3. A modo de conclusión.

Las intuiciones fundamentales que caracterizan al movimiento de la teología de la liberación siguen siendo fuente de grandes desafíos teóricos y prácticos, no sólo para los poderosos de este mundo o para ciertos sectores eclesiásticos ligados a ellos, sino también para la propia teología de la liberación. Para responder a ellos se requiere una fidelidad renovada al Espíritu de Jesús y un trabajo intelectual serio. Más allá de las modas y de las vanidades intelectuales, más allá de la fidelidad a las fórmulas o a las ideologías, la teología de la liberación sigue encarnando la voluntad de elaborar un pensamiento que responda a las necesidades reales de los pobres de este planeta. Tal vez los pobres ya han sido abandonados por las ideologías y las modas del primer mundo. Tal vez por eso la teología de la liberación no esté ya de moda. En realidad, esto es una buena señal. Si la teología de la liberación no está de moda, y sin embargo se sigue haciendo teología según sus intuiciones fundamentales, es que la teología de la liberación no fue solamente una moda. Los teólogos no son cantantes ni futbolistas que tengan que aparecer continuamente en la prensa (o en los tribunales de la inquisición) para mantener alta la propia estima. Tal vez la oscuridad del trabajo riguroso es la mejor fidelidad a quienes viven y mueren en la oscuridad.
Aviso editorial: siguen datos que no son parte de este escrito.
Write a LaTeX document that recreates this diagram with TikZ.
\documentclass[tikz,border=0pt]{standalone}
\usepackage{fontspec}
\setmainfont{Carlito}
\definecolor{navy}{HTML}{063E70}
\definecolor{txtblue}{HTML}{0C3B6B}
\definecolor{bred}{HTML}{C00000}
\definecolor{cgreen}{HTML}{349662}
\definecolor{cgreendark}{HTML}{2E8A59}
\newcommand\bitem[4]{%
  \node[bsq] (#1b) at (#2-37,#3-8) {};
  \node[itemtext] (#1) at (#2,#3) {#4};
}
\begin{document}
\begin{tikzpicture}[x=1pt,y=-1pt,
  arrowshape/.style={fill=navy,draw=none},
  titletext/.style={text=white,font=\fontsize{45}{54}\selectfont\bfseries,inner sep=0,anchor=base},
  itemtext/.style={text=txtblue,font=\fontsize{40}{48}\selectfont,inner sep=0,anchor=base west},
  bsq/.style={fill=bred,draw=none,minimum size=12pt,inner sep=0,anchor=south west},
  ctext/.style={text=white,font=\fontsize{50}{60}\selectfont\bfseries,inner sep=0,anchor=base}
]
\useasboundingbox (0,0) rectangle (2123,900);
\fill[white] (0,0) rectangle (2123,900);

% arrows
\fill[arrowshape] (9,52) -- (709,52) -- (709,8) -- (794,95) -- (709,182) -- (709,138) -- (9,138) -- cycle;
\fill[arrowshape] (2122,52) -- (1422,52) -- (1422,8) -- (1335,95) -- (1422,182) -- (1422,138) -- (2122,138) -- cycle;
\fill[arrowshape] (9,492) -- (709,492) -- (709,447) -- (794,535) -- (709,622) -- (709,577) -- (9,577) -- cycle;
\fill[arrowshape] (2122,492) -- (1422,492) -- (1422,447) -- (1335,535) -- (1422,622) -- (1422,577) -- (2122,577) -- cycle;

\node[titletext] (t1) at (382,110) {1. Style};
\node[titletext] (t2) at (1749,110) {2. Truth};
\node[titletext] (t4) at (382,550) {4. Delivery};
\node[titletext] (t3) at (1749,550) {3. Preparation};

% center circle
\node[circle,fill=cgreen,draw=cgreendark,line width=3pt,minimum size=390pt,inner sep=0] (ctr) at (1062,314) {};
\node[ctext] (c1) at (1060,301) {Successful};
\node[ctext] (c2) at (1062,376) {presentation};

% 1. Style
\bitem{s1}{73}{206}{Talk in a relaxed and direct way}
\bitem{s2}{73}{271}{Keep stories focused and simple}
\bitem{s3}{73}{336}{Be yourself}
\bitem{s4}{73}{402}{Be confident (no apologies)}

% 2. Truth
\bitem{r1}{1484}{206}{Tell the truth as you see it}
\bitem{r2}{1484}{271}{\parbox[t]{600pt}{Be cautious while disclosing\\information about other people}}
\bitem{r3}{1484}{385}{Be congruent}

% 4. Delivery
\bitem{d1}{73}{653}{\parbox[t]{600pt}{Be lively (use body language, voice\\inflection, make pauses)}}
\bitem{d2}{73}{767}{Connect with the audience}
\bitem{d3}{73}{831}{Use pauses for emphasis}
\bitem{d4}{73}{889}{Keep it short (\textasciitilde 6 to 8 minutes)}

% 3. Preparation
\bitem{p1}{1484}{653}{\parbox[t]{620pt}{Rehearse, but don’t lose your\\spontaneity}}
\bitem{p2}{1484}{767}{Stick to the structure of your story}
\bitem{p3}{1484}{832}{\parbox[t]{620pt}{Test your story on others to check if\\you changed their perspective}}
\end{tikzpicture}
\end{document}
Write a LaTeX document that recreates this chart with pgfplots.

En realidad, el proyecto teológico de la teología de la liberación parece estar en buenas condiciones para hacer una teología a la altura de los tiempos que nos ha tocado vivir. Ya el cingalés Tissa Balasuriya hablaba desde Asia de la necesidad de una "teología planetaria". De hecho, los contenidos fundamentales de la fe cristiana necesitan ser pensados en un horizonte que no es ya ni el horizonte griego de la naturaleza ni el horizonte europeo de la subjetividad. Y toda teología cristiana no puede pasar por alto el hecho de que la mayor parte de la humanidad (y la mayor parte de los católicos) pertenecen a las mayorías más empobrecidas del planeta. Manteniendo la riqueza incuestionable del pluralismo teológico, hay buenas razones para pensar que las intuiciones fundamentales de la teología de la liberación no sólo están vigentes, sino que pueden constituir los ingredientes fundamentales de toda teología que quiera reflexionar a la altura planetaria del siglo que se avecina.